(EXERCISE AIM):
From the listing that follows, reproduce only the lines from the one holding "Emit a Python" through the one holding "pedo_err = [0.45, 0.49, 0.37]", both included, with no pictures.

Dataset entries:
------------------------------------
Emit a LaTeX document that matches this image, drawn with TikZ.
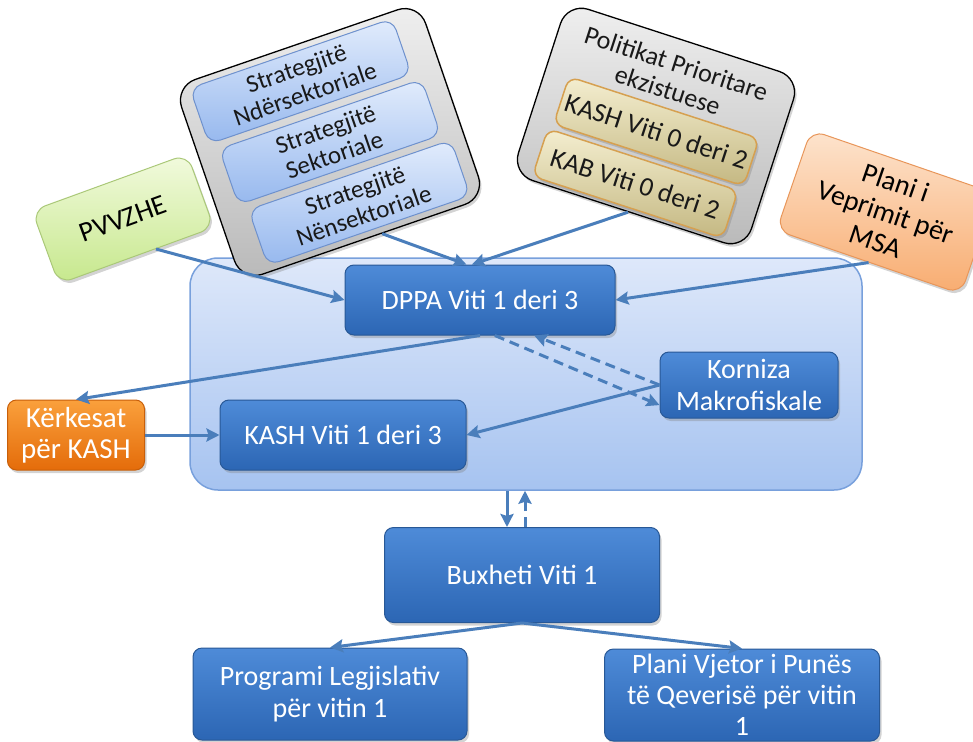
\documentclass[tikz,border=0pt]{standalone}
\usepackage{fontspec}
\setmainfont{Carlito}
\usetikzlibrary{arrows.meta,calc,shadows}
\definecolor{arrc}{RGB}{74,126,187}
\definecolor{bluetop}{RGB}{78,139,216}
\definecolor{bluebot}{RGB}{44,102,180}
\definecolor{bluedk}{RGB}{40,88,150}
\definecolor{conttop}{RGB}{222,232,250}
\definecolor{contbot}{RGB}{166,195,240}
\definecolor{contdr}{RGB}{120,160,220}
\definecolor{strtop}{RGB}{226,236,252}
\definecolor{strbot}{RGB}{150,184,238}
\definecolor{strdr}{RGB}{110,145,205}
\definecolor{tantop}{RGB}{244,238,208}
\definecolor{tanbot}{RGB}{196,184,130}
\definecolor{tandr}{RGB}{214,160,80}
\definecolor{grtop}{RGB}{242,250,222}
\definecolor{grbot}{RGB}{198,232,140}
\definecolor{grdr}{RGB}{170,200,120}
\definecolor{pchtop}{RGB}{253,228,206}
\definecolor{pchbot}{RGB}{248,172,112}
\definecolor{pchdr}{RGB}{232,150,90}
\definecolor{ortop}{RGB}{250,160,60}
\definecolor{orbot}{RGB}{228,108,10}
\definecolor{ordr}{RGB}{200,95,10}
\begin{document}
\begin{tikzpicture}[x=1pt,y=-1pt,
  shd/.style={drop shadow={opacity=0.35,shadow xshift=2pt,shadow yshift=-3pt}},
  bluebox/.style={draw=bluedk,line width=1pt,rounded corners=9pt,top color=bluetop,bottom color=bluebot,
    text=white,align=center,inner sep=0pt,shd,font=\fontsize{28}{32}\selectfont},
  contbox/.style={draw=contdr,line width=1.5pt,rounded corners=28pt,top color=conttop,bottom color=contbot,inner sep=0pt},
  graybox/.style={draw=black,line width=1.3pt,rounded corners=22pt,top color=gray!12,bottom color=gray!55,inner sep=0pt,shd},
  stratbox/.style={draw=strdr,line width=1pt,rounded corners=12pt,top color=strtop,bottom color=strbot,
    text=black!90,align=center,inner sep=0pt,font=\fontsize{25}{27}\selectfont},
  tanbox/.style={draw=tandr,line width=1.5pt,rounded corners=10pt,top color=tantop,bottom color=tanbot,
    text=black!90,align=center,inner sep=0pt,font=\fontsize{27}{30}\selectfont,shd},
  greenbox/.style={draw=grdr,line width=1pt,rounded corners=14pt,top color=grtop,bottom color=grbot,
    text=black,align=center,inner sep=0pt,font=\fontsize{28}{31}\selectfont,shd},
  peachbox/.style={draw=pchdr,line width=1pt,rounded corners=14pt,top color=pchtop,bottom color=pchbot,
    text=black,align=center,inner sep=0pt,font=\fontsize{28}{31}\selectfont,shd},
  orbox/.style={draw=ordr,line width=1pt,rounded corners=9pt,top color=ortop,bottom color=orbot,
    text=white,align=center,inner sep=0pt,font=\fontsize{29}{31}\selectfont,shd},
  arr/.style={draw=arrc,line width=3pt,-{Stealth[length=13pt,width=13pt,inset=2pt]}},
  dsh/.style={arr,dash pattern=on 10pt off 6pt}]
\useasboundingbox (0,0) rectangle (973,741);

% container
\node[contbox,minimum width=672pt,minimum height=232pt] (cont) at (526,374) {};

% Strategy group
\begin{scope}[shift={(330,142)},rotate=19,transform shape]
  \node[graybox,minimum width=258pt,minimum height=206pt] (sg) at (0,0) {};
  \node[stratbox,minimum width=214pt,minimum height=59pt] (s1) at (-8,-67) {Strategjitë\\Ndërsektoriale};
  \node[stratbox,minimum width=214pt,minimum height=59pt] (s2) at (0,0) {Strategjitë\\Sektoriale};
  \node[stratbox,minimum width=214pt,minimum height=59pt] (s3) at (8,67) {Strategjitë\\Nënsektoriale};
\end{scope}

% Politikat group
\begin{scope}[shift={(656,126)},rotate=-18,transform shape]
  \node[graybox,minimum width=245pt,minimum height=180pt] (pg) at (0,0) {};
  \node[align=center,inner sep=0pt,text=black!90,font=\fontsize{26}{28}\selectfont] (pt) at (0,-52) {Politikat Prioritare\\ekzistuese};
  \node[tanbox,minimum width=200pt,minimum height=50pt] (k0) at (2,5) {KASH Viti 0 deri 2};
  \node[tanbox,minimum width=200pt,minimum height=50pt] (kb0) at (-2,61) {KAB Viti 0 deri 2};
\end{scope}

% side inputs
\node[greenbox,rotate=20,minimum width=165pt,minimum height=78pt] (pv) at (123,219) {PVVZHE};
\node[peachbox,rotate=-19,minimum width=195pt,minimum height=106pt] (msa) at (886,212) {Plani i\\Veprimit për\\MSA};

% main boxes
\node[bluebox,minimum width=270pt,minimum height=70pt] (dppa) at (480,300) {DPPA Viti 1 deri 3};
\node[bluebox,minimum width=178pt,minimum height=66pt] (kor) at (749,385) {Korniza\\Makrofiskale};
\node[bluebox,minimum width=246pt,minimum height=70pt] (kash) at (343,435) {KASH Viti 1 deri 3};
\node[orbox,minimum width=137pt,minimum height=70pt] (ker) at (76,435) {Kërkesat\\për KASH};
\node[bluebox,minimum width=275pt,minimum height=95pt] (bux) at (522,575) {Buxheti Viti 1};
\node[bluebox,minimum width=274pt,minimum height=92pt] (prog) at (330,694) {Programi Legjislativ\\për vitin 1};
\node[bluebox,minimum width=275pt,minimum height=92pt,font=\fontsize{28}{31}\selectfont] (plan) at (742,695) {Plani Vjetor i Punës\\të Qeverisë për vitin\\1};

% connectors
\draw[arr] ($(pv.south)!0.25!(pv.south east)$) -- (dppa.west);
\draw[arr] ($(sg.south)!0.15!(sg.south east)$) -- ($(dppa.north west)!0.45!(dppa.north east)$);
\draw[arr] (pg.south) -- ($(dppa.north west)!0.47!(dppa.north east)$);
\draw[arr] (msa.south) -- (dppa.east);
\draw[arr] (dppa.south) -- (ker.north);
\draw[arr] (ker.east) -- (kash.west);
\draw[arr] (kor.west) -- (kash.east);
\draw[dsh] ($(dppa.south)!0.11!(dppa.south east)$) -- ($(kor.west)!0.6!(kor.south west)$);
\draw[dsh] (kor.west) -- ($(dppa.south)!0.4!(dppa.south east)$);
\coordinate (bx1) at ($(bux.north)+(-15,0)$);
\coordinate (bx2) at ($(bux.north)+(3,0)$);
\draw[arr] (bx1 |- cont.south) -- (bx1);
\draw[dsh] (bx2) -- (bx2 |- cont.south);
\draw[arr] (bux.south) -- (prog.north);
\draw[arr] (bux.south) -- (plan.north);
\end{tikzpicture}
\end{document}
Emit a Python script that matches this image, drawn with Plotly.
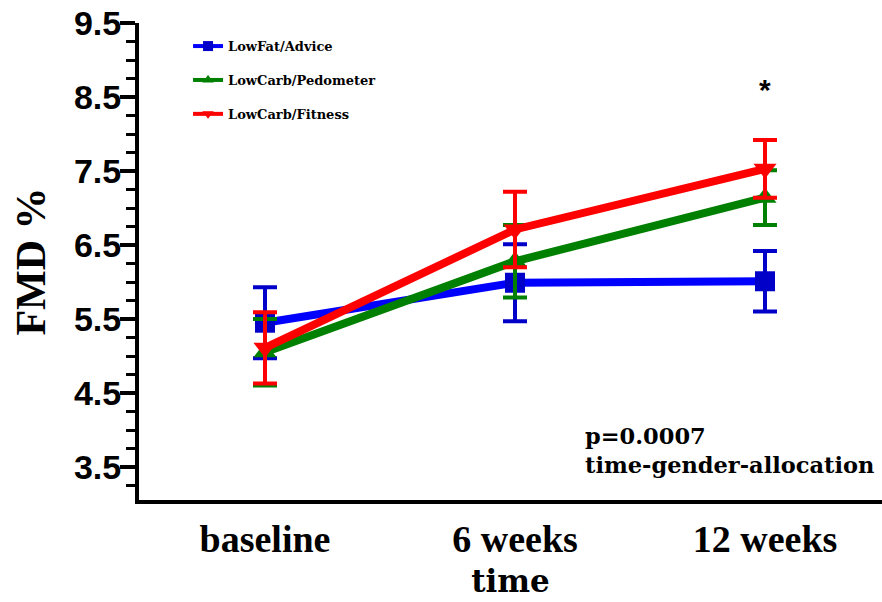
import plotly.graph_objects as go

categories = ["baseline", "6 weeks", "12 weeks"]

lowfat_mean = [5.45, 5.99, 6.01]
lowfat_err = [0.48, 0.52, 0.41]

pedo_mean = [5.05, 6.28, 7.14]
pedo_err = [0.45, 0.49, 0.37]

fit_mean = [5.11, 6.71, 7.53]
fit_err = [0.48, 0.51, 0.39]

series_names = ["LowFat/Advice", "LowCarb/Pedometer", "LowCarb/Fitness"]

y_ticks = [3.5, 4.5, 5.5, 6.5, 7.5, 8.5, 9.5]

star_y = 8.6

fig = go.Figure()

styles = [
    (lowfat_mean, lowfat_err, "#0000ff", "#0000c8", "square"),
    (pedo_mean, pedo_err, "#008000", "#008000", "triangle-up"),
    (fit_mean, fit_err, "#ff0000", "#ff0000", "triangle-down"),
]

for (mean, err, lc, mc, sym), name in zip(styles, series_names):
    fig.add_trace(go.Scatter(
        x=categories, y=mean, name=name, mode="lines+markers",
        line=dict(color=lc, width=8),
        marker=dict(color=mc, symbol=sym, size=20, line=dict(width=0)),
        error_y=dict(type="data", array=err, visible=True,
                     color=mc, thickness=4, width=12),
        showlegend=False,
    ))

for (mean, err, lc, mc, sym), name in zip(styles, series_names):
    fig.add_trace(go.Scatter(
        x=[None], y=[None], name=name, mode="lines+markers",
        line=dict(color=lc, width=4),
        marker=dict(color=mc, symbol=sym, size=10),
        legendgroup=name, showlegend=True,
    ))

fig.add_annotation(
    x=categories[2], y=star_y, text="<b>*</b>", showarrow=False,
    font=dict(family="Liberation Sans", size=30, color="black"),
)

fig.add_annotation(
    xref="paper", yref="paper", x=0.5976, y=0.103, xanchor="left", yanchor="middle",
    text="p=0.0007<br>time-gender-allocation", showarrow=False, align="left",
    font=dict(family="DejaVu Serif", size=22.5, color="black", weight="bold"),
)

fig.update_layout(
    width=882, height=602,
    margin=dict(l=139, r=0, t=23, b=102, autoexpand=False),
    paper_bgcolor="white", plot_bgcolor="white",
    legend=dict(
        x=0.066, y=0.983, xanchor="left", yanchor="top",
        traceorder="grouped", tracegroupgap=14,
        font=dict(family="DejaVu Serif", size=13, color="black", weight="bold"),
        bgcolor="rgba(0,0,0,0)", itemwidth=30,
    ),
    showlegend=True,
)

fig.update_xaxes(
    type="category", range=[-0.504, 2.468], automargin=False,
    showline=True, linecolor="black", linewidth=4,
    ticks="", showgrid=False, zeroline=False,
    tickfont=dict(family="Liberation Serif", size=38, color="black", weight="bold"),
    ticklabelstandoff=2,
    title=dict(text="time", standoff=13,
               font=dict(family="DejaVu Serif", size=31, color="black", weight="bold")),
)

fig.update_yaxes(
    range=[3.054, 9.5005], automargin=False,
    tickmode="array", tickvals=y_ticks, ticktext=[str(v) for v in y_ticks],
    showline=True, linecolor="black", linewidth=4,
    ticks="outside", ticklen=15, tickwidth=4, tickcolor="black",
    minor=dict(dtick=0.25, tick0=3.0, ticks="outside", ticklen=9, tickwidth=3, tickcolor="black"),
    showgrid=False, zeroline=False,
    tickfont=dict(family="Liberation Sans", size=34, color="black", weight="bold"),
    ticklabelstandoff=-8, ticklabeloverflow="allow",
    title=dict(text="FMD %", standoff=16,
               font=dict(family="Liberation Serif", size=42, color="black", weight="bold")),
)

fig.write_html(
    "out.html",
    config={"displayModeBar": False},
    post_script="document.body.style.margin='0';document.body.style.overflow='hidden';",
)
------------------------------------
(EXERCISE RESPONSE):
Emit a Python script that matches this image, drawn with Plotly.
import plotly.graph_objects as go

categories = ["baseline", "6 weeks", "12 weeks"]

lowfat_mean = [5.45, 5.99, 6.01]
lowfat_err = [0.48, 0.52, 0.41]

pedo_mean = [5.05, 6.28, 7.14]
pedo_err = [0.45, 0.49, 0.37]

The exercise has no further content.